··· Data segment ···

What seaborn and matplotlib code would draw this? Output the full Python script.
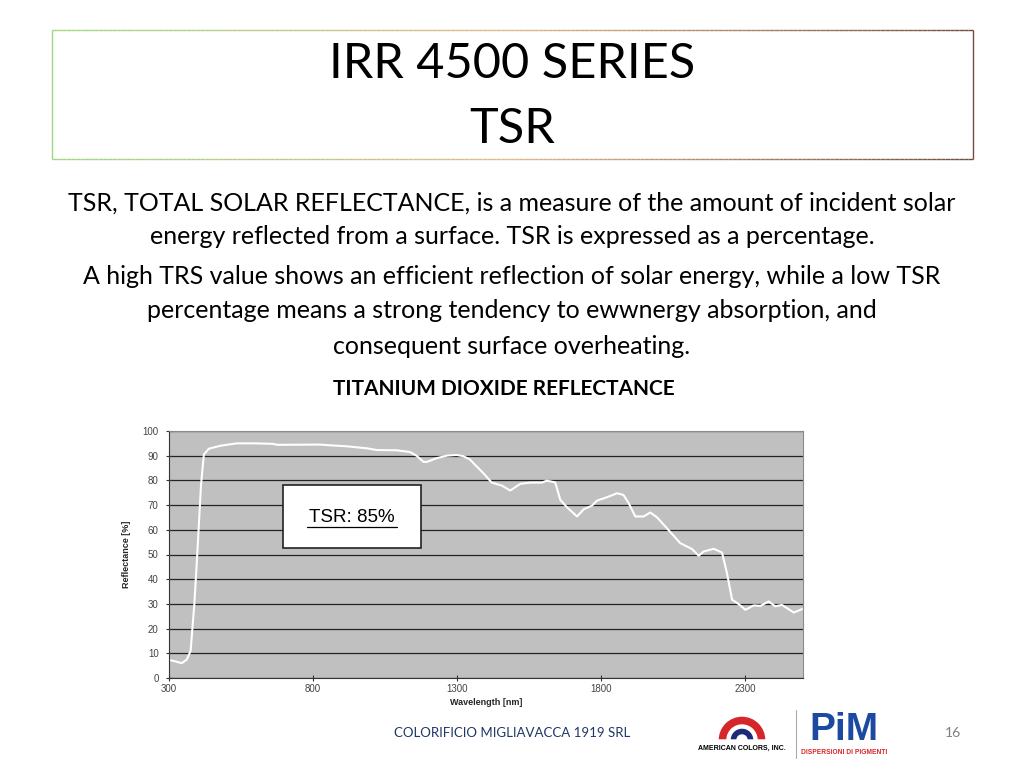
import matplotlib
matplotlib.use("Agg")
import matplotlib.pyplot as plt
import seaborn as sns
import pandas as pd
import numpy as np
from matplotlib.patches import Rectangle, Wedge
from matplotlib.collections import LineCollection

# ==========================================
# DATA

wavelength = [300, 320, 344, 362, 375, 388, 398, 411, 421, 438, 477, 535, 592,
              661, 675, 824, 847, 917, 986, 1021, 1090, 1136, 1159, 1183, 1195,
              1229, 1264, 1298, 1321, 1344, 1357, 1391, 1420, 1455, 1484, 1519,
              1553, 1594, 1611, 1640, 1658, 1681, 1716, 1739, 1768, 1785, 1820,
              1855, 1877, 1895, 1918, 1947, 1970, 1993, 2028, 2074, 2115, 2138,
              2155, 2190, 2219, 2236, 2254, 2277, 2300, 2329, 2352, 2381, 2404,
              2427, 2468, 2497]
reflectance = [7.3, 6.8, 6.0, 7.5, 11, 30, 50, 78, 90.5, 92.8, 94, 95, 95,
               94.8, 94.4, 94.5, 94.3, 93.8, 93, 92.3, 92.2, 91.5, 90, 87.5, 87.5,
               89, 90, 90.3, 89.8, 88.5, 86.9, 82.9, 79.1, 77.9, 75.9, 78.6,
               79.1, 79.1, 79.9, 79.2, 72.1, 69.1, 65.4, 68.3, 69.8, 71.8, 73.2,
               74.8, 74.1, 70.8, 65.4, 65.4, 67, 65.1, 60.6, 54.6, 52.2, 49.5,
               51.2, 52.3, 50.8, 42.5, 31.7, 29.9, 27.6, 29.4, 29.2, 31, 29,
               29.6, 26.5, 27.9]

x_ticks = [300, 800, 1300, 1800, 2300]
y_ticks = [0, 10, 20, 30, 40, 50, 60, 70, 80, 90, 100]

title_lines = ["IRR 4500 SERIES", "TSR"]
body_lines = [
    "TSR, TOTAL SOLAR REFLECTANCE, is a measure of the amount of incident solar",
    "energy reflected from a surface. TSR is expressed as a percentage.",
    "A high TRS value shows an efficient reflection of solar energy, while a low TSR",
    "percentage means a strong tendency to ewwnergy absorption, and",
    "consequent surface overheating.",
]
chart_heading = "TITANIUM DIOXIDE REFLECTANCE"
tsr_label = "TSR: 85%"
footer_text = "COLORIFICIO MIGLIAVACCA 1919 SRL"
page_number = "16"

df = pd.DataFrame({"Wavelength": wavelength, "Reflectance": reflectance})

sns.set_style("white")
plt.rcParams['font.family'] = ['Lato', 'DejaVu Sans']

fig = plt.figure(figsize=(10.24, 7.68), dpi=100)

# slide layer in pixel coordinates
bg = fig.add_axes([0, 0, 1, 1])
bg.set_xlim(0, 1024)
bg.set_ylim(768, 0)
bg.axis("off")

# title box with gradient border
x0, x1, y0, y1 = 52, 973, 30, 159
xs = np.linspace(x0, x1, 200)
c_left = np.array([0.62, 0.85, 0.50])
c_mid = np.array([0.88, 0.72, 0.55])
c_right = np.array([0.45, 0.30, 0.22])


def grad(x):
    t = (x - x0) / (x1 - x0)
    if t < 0.5:
        return c_left + (c_mid - c_left) * (t / 0.5)
    return c_mid + (c_right - c_mid) * ((t - 0.5) / 0.5)


segs, cols = [], []
for a, b in zip(xs[:-1], xs[1:]):
    for yy in (y0, y1):
        segs.append([(a, yy), (b, yy)])
        cols.append(grad((a + b) / 2))
segs.append([(x0, y0), (x0, y1)])
cols.append(grad(x0))
segs.append([(x1, y0), (x1, y1)])
cols.append(grad(x1))
bg.add_collection(LineCollection(segs, colors=cols, linewidths=1.0))

bg.text(512, 64, title_lines[0], ha="center", va="center", fontsize=35, color="black")
bg.text(512, 129, title_lines[1], ha="center", va="center", fontsize=35, color="black")

for line, yy in zip(body_lines, [203, 237, 276, 311, 346]):
    bg.text(512, yy, line, ha="center", va="center", fontsize=18, color="black")

bg.text(504, 389, chart_heading, ha="center", va="center", fontsize=15,
        fontweight="bold", color="black")

bg.text(512, 733, footer_text, ha="center", va="center", fontsize=9.5,
        color="#1f3864")
bg.text(953, 733, page_number, ha="center", va="center", fontsize=10,
        color="#7f7f7f")

# American Colors logo
cx, cy = 742, 740
bg.add_patch(Wedge((cx, cy), 27, 180, 360, width=0.8, facecolor="#888888"))
bg.add_patch(Wedge((cx, cy), 24, 180, 360, width=9, facecolor="#d7262b"))
bg.add_patch(Wedge((cx, cy), 12, 180, 360, width=7, facecolor="#1c2a7a"))
bg.text(742, 748, "AMERICAN COLORS, INC.", ha="center", va="center",
        fontsize=5, fontweight="bold", color="black", family=["Liberation Sans"])
bg.plot([796, 796], [710, 758], color="#aaaaaa", lw=0.8)

# PiM logo
bg.text(844, 740, "PiM", ha="center", va="baseline", fontsize=28,
        fontweight="heavy", color="#1b4aa0", family=["Liberation Sans"])
bg.text(844, 752, "DISPERSIONI DI PIGMENTI", ha="center", va="center",
        fontsize=4.8, fontweight="bold", color="#d7262b", family=["Liberation Sans"])

# ==========================================
# REFLECTANCE CHART

ax = fig.add_axes([169 / 1024, 1 - 678 / 768, 634 / 1024, 247 / 768])
ax.set_facecolor("#c0c0c0")

sns.lineplot(data=df, x="Wavelength", y="Reflectance", ax=ax,
             color="white", linewidth=1.5)

ax.set_xlim(300, 2500)
ax.set_ylim(0, 100)
ax.set_xticks(x_ticks)
ax.set_yticks(y_ticks)
ax.grid(axis="y", color="#222222", linewidth=0.9)
ax.grid(axis="x", visible=False)
ax.set_axisbelow(True)

for s in ax.spines.values():
    s.set_color("#8a8a8a")
    s.set_linewidth(0.8)
ax.spines["left"].set_color("#333333")
ax.spines["bottom"].set_color("#333333")

ax.tick_params(axis="both", direction="inout", length=5, width=0.8,
               colors="#333333", labelsize=7, bottom=True, left=True, pad=2)
ax.tick_params(axis="y", pad=5)
for lab in ax.get_xticklabels() + ax.get_yticklabels():
    lab.set_family(["Liberation Sans"])
    lab.set_color("#444444")

ax.set_xlabel("Wavelength [nm]", fontsize=6.5, fontweight="bold",
              family=["Liberation Sans Narrow", "Liberation Sans"], labelpad=3)
ax.set_ylabel("Reflectance [%]", fontsize=6.5, fontweight="bold",
              family=["Liberation Sans Narrow", "Liberation Sans"], labelpad=8)

# TSR box
bg.add_patch(Rectangle((283, 485), 138, 63, facecolor="white",
                       edgecolor="#222222", linewidth=1.2, zorder=5))
bg.set_zorder(3)
bg.patch.set_visible(False)
bg.text(352, 517, tsr_label, ha="center", va="center", fontsize=13.5,
        color="black", family=["Liberation Sans Narrow", "Liberation Sans"], zorder=6)
bg.plot([307, 397], [527, 527], color="black", lw=0.9, zorder=6)

plt.savefig("out.png", dpi=100)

···

Do this: Leave the images out and output the remaining material exactly as it stands.

The answer:
What seaborn and matplotlib code would draw this? Output the full Python script.
import matplotlib
matplotlib.use("Agg")
import matplotlib.pyplot as plt
import seaborn as sns
import pandas as pd
import numpy as np
from matplotlib.patches import Rectangle, Wedge
from matplotlib.collections import LineCollection

# ==========================================
# DATA

wavelength = [300, 320, 344, 362, 375, 388, 398, 411, 421, 438, 477, 535, 592,
              661, 675, 824, 847, 917, 986, 1021, 1090, 1136, 1159, 1183, 1195,
              1229, 1264, 1298, 1321, 1344, 1357, 1391, 1420, 1455, 1484, 1519,
              1553, 1594, 1611, 1640, 1658, 1681, 1716, 1739, 1768, 1785, 1820,
              1855, 1877, 1895, 1918, 1947, 1970, 1993, 2028, 2074, 2115, 2138,
              2155, 2190, 2219, 2236, 2254, 2277, 2300, 2329, 2352, 2381, 2404,
              2427, 2468, 2497]
reflectance = [7.3, 6.8, 6.0, 7.5, 11, 30, 50, 78, 90.5, 92.8, 94, 95, 95,
               94.8, 94.4, 94.5, 94.3, 93.8, 93, 92.3, 92.2, 91.5, 90, 87.5, 87.5,
               89, 90, 90.3, 89.8, 88.5, 86.9, 82.9, 79.1, 77.9, 75.9, 78.6,
               79.1, 79.1, 79.9, 79.2, 72.1, 69.1, 65.4, 68.3, 69.8, 71.8, 73.2,
               74.8, 74.1, 70.8, 65.4, 65.4, 67, 65.1, 60.6, 54.6, 52.2, 49.5,
               51.2, 52.3, 50.8, 42.5, 31.7, 29.9, 27.6, 29.4, 29.2, 31, 29,
               29.6, 26.5, 27.9]

x_ticks = [300, 800, 1300, 1800, 2300]
y_ticks = [0, 10, 20, 30, 40, 50, 60, 70, 80, 90, 100]

title_lines = ["IRR 4500 SERIES", "TSR"]
body_lines = [
    "TSR, TOTAL SOLAR REFLECTANCE, is a measure of the amount of incident solar",
    "energy reflected from a surface. TSR is expressed as a percentage.",
    "A high TRS value shows an efficient reflection of solar energy, while a low TSR",
    "percentage means a strong tendency to ewwnergy absorption, and",
    "consequent surface overheating.",
]
chart_heading = "TITANIUM DIOXIDE REFLECTANCE"
tsr_label = "TSR: 85%"
footer_text = "COLORIFICIO MIGLIAVACCA 1919 SRL"
page_number = "16"

df = pd.DataFrame({"Wavelength": wavelength, "Reflectance": reflectance})

sns.set_style("white")
plt.rcParams['font.family'] = ['Lato', 'DejaVu Sans']

fig = plt.figure(figsize=(10.24, 7.68), dpi=100)

# slide layer in pixel coordinates
bg = fig.add_axes([0, 0, 1, 1])
bg.set_xlim(0, 1024)
bg.set_ylim(768, 0)
bg.axis("off")

# title box with gradient border
x0, x1, y0, y1 = 52, 973, 30, 159
xs = np.linspace(x0, x1, 200)
c_left = np.array([0.62, 0.85, 0.50])
c_mid = np.array([0.88, 0.72, 0.55])
c_right = np.array([0.45, 0.30, 0.22])


def grad(x):
    t = (x - x0) / (x1 - x0)
    if t < 0.5:
        return c_left + (c_mid - c_left) * (t / 0.5)
    return c_mid + (c_right - c_mid) * ((t - 0.5) / 0.5)


segs, cols = [], []
for a, b in zip(xs[:-1], xs[1:]):
    for yy in (y0, y1):
        segs.append([(a, yy), (b, yy)])
        cols.append(grad((a + b) / 2))
segs.append([(x0, y0), (x0, y1)])
cols.append(grad(x0))
segs.append([(x1, y0), (x1, y1)])
cols.append(grad(x1))
bg.add_collection(LineCollection(segs, colors=cols, linewidths=1.0))

bg.text(512, 64, title_lines[0], ha="center", va="center", fontsize=35, color="black")
bg.text(512, 129, title_lines[1], ha="center", va="center", fontsize=35, color="black")

for line, yy in zip(body_lines, [203, 237, 276, 311, 346]):
    bg.text(512, yy, line, ha="center", va="center", fontsize=18, color="black")

bg.text(504, 389, chart_heading, ha="center", va="center", fontsize=15,
        fontweight="bold", color="black")

bg.text(512, 733, footer_text, ha="center", va="center", fontsize=9.5,
        color="#1f3864")
bg.text(953, 733, page_number, ha="center", va="center", fontsize=10,
        color="#7f7f7f")

# American Colors logo
cx, cy = 742, 740
bg.add_patch(Wedge((cx, cy), 27, 180, 360, width=0.8, facecolor="#888888"))
bg.add_patch(Wedge((cx, cy), 24, 180, 360, width=9, facecolor="#d7262b"))
bg.add_patch(Wedge((cx, cy), 12, 180, 360, width=7, facecolor="#1c2a7a"))
bg.text(742, 748, "AMERICAN COLORS, INC.", ha="center", va="center",
        fontsize=5, fontweight="bold", color="black", family=["Liberation Sans"])
bg.plot([796, 796], [710, 758], color="#aaaaaa", lw=0.8)

# PiM logo
bg.text(844, 740, "PiM", ha="center", va="baseline", fontsize=28,
        fontweight="heavy", color="#1b4aa0", family=["Liberation Sans"])
bg.text(844, 752, "DISPERSIONI DI PIGMENTI", ha="center", va="center",
        fontsize=4.8, fontweight="bold", color="#d7262b", family=["Liberation Sans"])

# ==========================================
# REFLECTANCE CHART

ax = fig.add_axes([169 / 1024, 1 - 678 / 768, 634 / 1024, 247 / 768])
ax.set_facecolor("#c0c0c0")

sns.lineplot(data=df, x="Wavelength", y="Reflectance", ax=ax,
             color="white", linewidth=1.5)

ax.set_xlim(300, 2500)
ax.set_ylim(0, 100)
ax.set_xticks(x_ticks)
ax.set_yticks(y_ticks)
ax.grid(axis="y", color="#222222", linewidth=0.9)
ax.grid(axis="x", visible=False)
ax.set_axisbelow(True)

for s in ax.spines.values():
    s.set_color("#8a8a8a")
    s.set_linewidth(0.8)
ax.spines["left"].set_color("#333333")
ax.spines["bottom"].set_color("#333333")

ax.tick_params(axis="both", direction="inout", length=5, width=0.8,
               colors="#333333", labelsize=7, bottom=True, left=True, pad=2)
ax.tick_params(axis="y", pad=5)
for lab in ax.get_xticklabels() + ax.get_yticklabels():
    lab.set_family(["Liberation Sans"])
    lab.set_color("#444444")

ax.set_xlabel("Wavelength [nm]", fontsize=6.5, fontweight="bold",
              family=["Liberation Sans Narrow", "Liberation Sans"], labelpad=3)
ax.set_ylabel("Reflectance [%]", fontsize=6.5, fontweight="bold",
              family=["Liberation Sans Narrow", "Liberation Sans"], labelpad=8)

# TSR box
bg.add_patch(Rectangle((283, 485), 138, 63, facecolor="white",
                       edgecolor="#222222", linewidth=1.2, zorder=5))
bg.set_zorder(3)
bg.patch.set_visible(False)
bg.text(352, 517, tsr_label, ha="center", va="center", fontsize=13.5,
        color="black", family=["Liberation Sans Narrow", "Liberation Sans"], zorder=6)
bg.plot([307, 397], [527, 527], color="black", lw=0.9, zorder=6)

plt.savefig("out.png", dpi=100)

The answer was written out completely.